I have the theory that the titles of first published stories are symbolic. They seem to intimate the direction of a career. Certainly it is appropriate that Robert Heinlein, who with John W. Campbell turned this field around in the forties, first appeared in 1939 with "Life-Line" and that Tom Sherred's almost singlehanded attempt to forge new directions in 1948 was called "E for Effort." Then my own first published science-fiction story was called, "We're Coming Through the Windows," amply predicting an eight-year output of some three million words, and Silverberg's in a 1956 Astounding was titled, with equal appropriateness, "To Be Continued" (and howl). There may be something profound here. Jack Vance's first piece in a 1947 issue of Astounding was "IM Build Your Dream Castle" * and sandwiched among Simak, Tenn, Asimov, other large figures of that time, it attracted little notice.

But by the early fifties Jack Vance's dream castles were becoming noticeable to a great many. Ten years later he had emerged, notably with "The Last Castle" and The Dragon Masters as the logical successor to James Schmitz, the greatest Portrayer of total alienness in science-fiction. By this time, 1976, any fool knows that Jack Vance is one of the ten most important writers in the history of the field.

He has accumulated that importance quietly and wholly on the basis of his work. To the best of my knowledge he has never entered the social life of science-fiction, preferring to live iconoclastically and well in the far West where he has let his work and only his work make a contribution. I cannot recall any other writer in science-fiction who has managed to make a similar reputation without self-promotion and sovial involvement in the field's interstices, which makes even more of a statement as to the value of his fiction.

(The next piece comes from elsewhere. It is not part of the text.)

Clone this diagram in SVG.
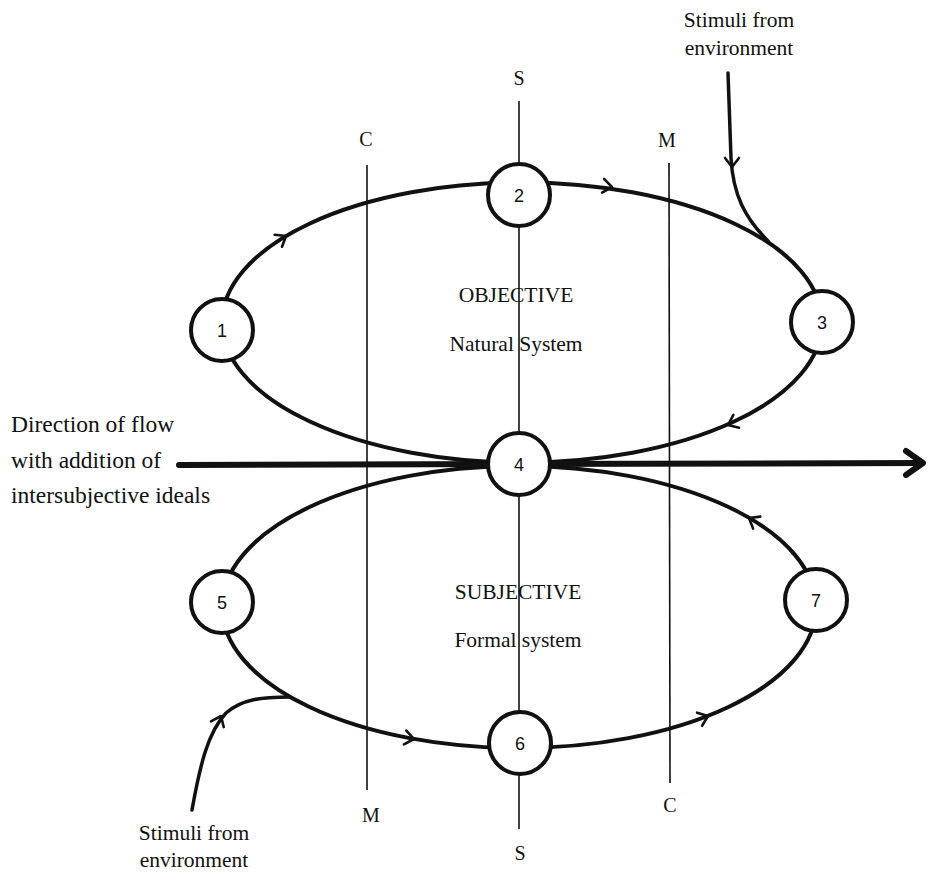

Vance is remarkable. His landscapes are wholly imagined, his grasp of the fact that future or other worlds will not be merely extensions of our own but entirely alien has never been exceeded in this field. There are two equally legitimate ways of regarding science-fiction. If you look at the genre as necessarily being one kind of thing close-up, then Robert Silverberg is probably the best the field has ever had; but if you look at it in another, equally viable, equally defensible, way, then only James Schmitz can touch Vance. He is simply one of the best there ever has been at grasping that the material of science-fiction will feel differently to those who live through it, and has brought that difference alive.

He is also one of only two writers, the other is the brilliant short-story writer Avram Davidson, to have won both science-fiction's Hugo Award and the Edgar Award of the Mystery Writers of America, the latter for best first novel back in the mid-sixties. Most science-fiction readers are unaware of the fact that under his real name, John Holbrook Vance, Jack Vance has had an impressive parallel career as mystery novelist. The man is a professional who works to the limits he perceives. As a science-fiction writer, the dimensions of his accomplishment grow in retrospection yearly; Jack Vance is eventually going to be perceived as one of the foundation blocks of the field. He has already influenced two generations of writers: those like Larry Niven and Terry Carr who came up in the sixties doing alien landscapes with rigor and integrity, and younger writers like Gardner Dozois who, thanks to Vance, are now able to take the alienness for granted and work with it comfortably for an audience that has been educated to understand it.

Jack Vance built his dream castle for all of us. Elegantly furnished with loops and spires and rooms yet undiscovered it will not, I suspect (in contradiction to the first line of his novella), be overwhelmed. Ever.

BARRY N. MALZBERG
9 August 1975: New Jersey

* Whoops!  Reginald's Contemporary Science-Fiction Authors says that Vance's first story in 1945 was "The World-Thinker." Same difference, say I.